What the task asks: Retype, exactly as they stand, the lines from the start of the data to the line that contains "ax = fig.add_axes([0.161, 0.148, 0.807, 0.805])", both ends included. Leave the pictures out.

── Recorded data ──

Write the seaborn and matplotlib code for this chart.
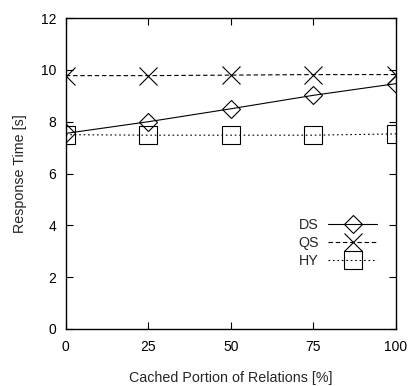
import matplotlib
matplotlib.use("Agg")
import matplotlib.pyplot as plt
import seaborn as sns

# cached portion of relations [%]
cached = [0, 25, 50, 75, 100]
# response time [s] per strategy
ds_time = [7.55, 8.0, 8.5, 9.02, 9.47]
qs_time = [9.78, 9.78, 9.8, 9.82, 9.82]
hy_time = [7.5, 7.48, 7.48, 7.48, 7.53]

series = [
    ("DS", ds_time, "D", 9.6, "-"),
    ("QS", qs_time, "x", 13.5, (0, (4, 2.5))),
    ("HY", hy_time, "s", 13.5, (0, (1.5, 2.5))),
]

sns.set_theme(style="ticks")
plt.rcParams["font.family"] = ["Liberation Sans", "DejaVu Sans"]

fig = plt.figure(figsize=(4.09, 3.86), dpi=100)
ax = fig.add_axes([0.161, 0.148, 0.807, 0.805])

for name, vals, mk, ms, ls in series:
    sns.lineplot(x=cached, y=vals, ax=ax, label=name, color="black",
                 linewidth=0.8, linestyle=ls, marker=mk, markersize=ms,
                 markerfacecolor="none", markeredgecolor="black",
                 markeredgewidth=0.8)

ax.set_xlim(0, 100)
ax.set_ylim(0, 12)
ax.set_xticks(cached)
ax.set_yticks(range(0, 13, 2))
ax.tick_params(direction="in", length=5, width=0.8, top=True, right=True,
               labelsize=10, colors="black")
ax.tick_params(axis="x", pad=8)
ax.tick_params(axis="y", pad=7)
for sp in ax.spines.values():
    sp.set_linewidth(1.0)
    sp.set_color("black")
ax.set_xlabel("Cached Portion of Relations [%]", fontsize=10.3, labelpad=12)
ax.set_ylabel("Response Time [s]", fontsize=10.3, labelpad=10)

ax.legend(loc="center right", bbox_to_anchor=(0.943, 0.275), frameon=False,
          markerfirst=False, numpoints=1, handlelength=3.4, fontsize=10.3,
          labelspacing=0.28, borderpad=0, borderaxespad=0, handletextpad=0.7)

fig.savefig("out.png", dpi=100)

───

Task solution:
Write the seaborn and matplotlib code for this chart.
import matplotlib
matplotlib.use("Agg")
import matplotlib.pyplot as plt
import seaborn as sns

# cached portion of relations [%]
cached = [0, 25, 50, 75, 100]
# response time [s] per strategy
ds_time = [7.55, 8.0, 8.5, 9.02, 9.47]
qs_time = [9.78, 9.78, 9.8, 9.82, 9.82]
hy_time = [7.5, 7.48, 7.48, 7.48, 7.53]

series = [
    ("DS", ds_time, "D", 9.6, "-"),
    ("QS", qs_time, "x", 13.5, (0, (4, 2.5))),
    ("HY", hy_time, "s", 13.5, (0, (1.5, 2.5))),
]

sns.set_theme(style="ticks")
plt.rcParams["font.family"] = ["Liberation Sans", "DejaVu Sans"]

fig = plt.figure(figsize=(4.09, 3.86), dpi=100)
ax = fig.add_axes([0.161, 0.148, 0.807, 0.805])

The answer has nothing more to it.